Anyone know of a good online source for parts? I'll need things like fork seals and cables and assorted rubber bits I'm sure.
A manual would be awesome as well, I'll do a search here in a second and see what I come up with on the forum.
Thanks gang!
 
Hall's Husqvarna (IL), Hva-factory (uk), Husqvarna-parts.com (Arizona)search vintage husqvarna motorcycle parts ,Husqvarna outlet (Wa), there's more too but your 88 is just a little bit of a odd ball year it was the new year for cagiva built bikes as husqvarna's. A lot of 87 parts will fit your bike tho, Welcome and good luck.
Are search button will provide many hours of brain frying info too...
 
Thank you very much! Got the bike home last night and unloaded. Old gas drained and it fired right up and ran alright. Carb needs to come off and be cleaned and noticed the intake rubbers are cracked so looks like I have a few orders to place before its "turn key." Sure do love the smell of a two smoke in the morning!
Anyone happen to know the factory recommended oil/fuel ratio? I run my saw at 50:1 and it hasn't seized yet but was wondering about the proper ratio for the much larger XC.
Thanks gang!
 
Be careful, that's a touchy subject on any forum. I think personally it all depends on how you have it jetted and what oil your using. I believe Justin on here has a 88 model also. I'm sure he will chime in soon. (and many more) lol
Glad to here you got it running.
 
In that year, 1988 a wr vs an xc is suspention, wheels, rear subframe, lighting coil/ignition, maybe a couple of gears in the transmission. As for the piston and cylinder they should be the same but it is a longer stroke/smaller bore than 1986 and prior. The parts sheets will show the differences.

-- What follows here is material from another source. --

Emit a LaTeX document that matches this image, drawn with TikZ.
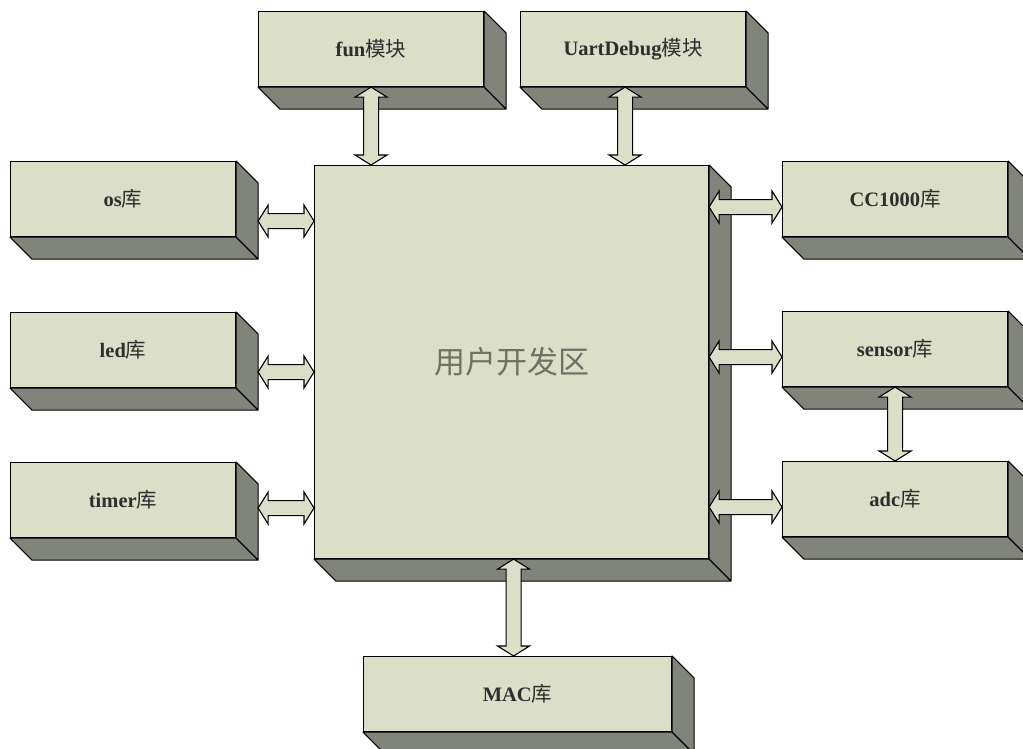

I get motion pro terminator clutch cables. They do need to be kept away from the exhaust more than the kind with a metal coil in the outer portion. Not sure it would matter much as to the brand on the throttle cable.

It is a global forum here so if asking where to get stuff it would be advisable to put a location in the info section.
 
Thank you very much! Got the bike home last night and unloaded. Old gas drained and it fired right up and ran alright. Carb needs to come off and be cleaned and noticed the intake rubbers are cracked so looks like I have a few orders to place before its "turn key." Sure do love the smell of a two smoke in the morning!
Anyone happen to know the factory recommended oil/fuel ratio? I run my saw at 50:1 and it hasn't seized yet but was wondering about the proper ratio for the much larger XC.
Thanks gang!
welcome to the forum
please post a pic of your new toy just to verify it is what you think it is..you would be surprised what we can tell you from some pictures.

a compression test would be wise, right off the bat...if it is indeed a sweedish 250 87-88 style, it should have no less than 190 psi on those years..they have 220 on a fresh engine.

oil ratio is mostly tied to what rpms you run and how often you spend time there. personally i think a good all around ratio is 40:1. 32:1 for an engine that gets mostly raced or 50:1 for an engine thats almost always trailed. i run 40 personally.
 
you need to take notice of the oil you use. the above comment is pretty right. I have used motorex full synthetic at 75 to 1 and leaner in all my bikes with no probs. its a deep base oil and can be leaned out. others are light base and 50:1 is max you would mix. I would go 40:1 and see how it runs. ive just changed to the semi castor oil at 40 :1 to get that wiff of old school. with the motorex I have leaned the jetting off and its as smooth as down low. im old and always end up struggling in 1st on steep hills so I like it to be electric motor smooth so I can get out of trouble in the tight spots.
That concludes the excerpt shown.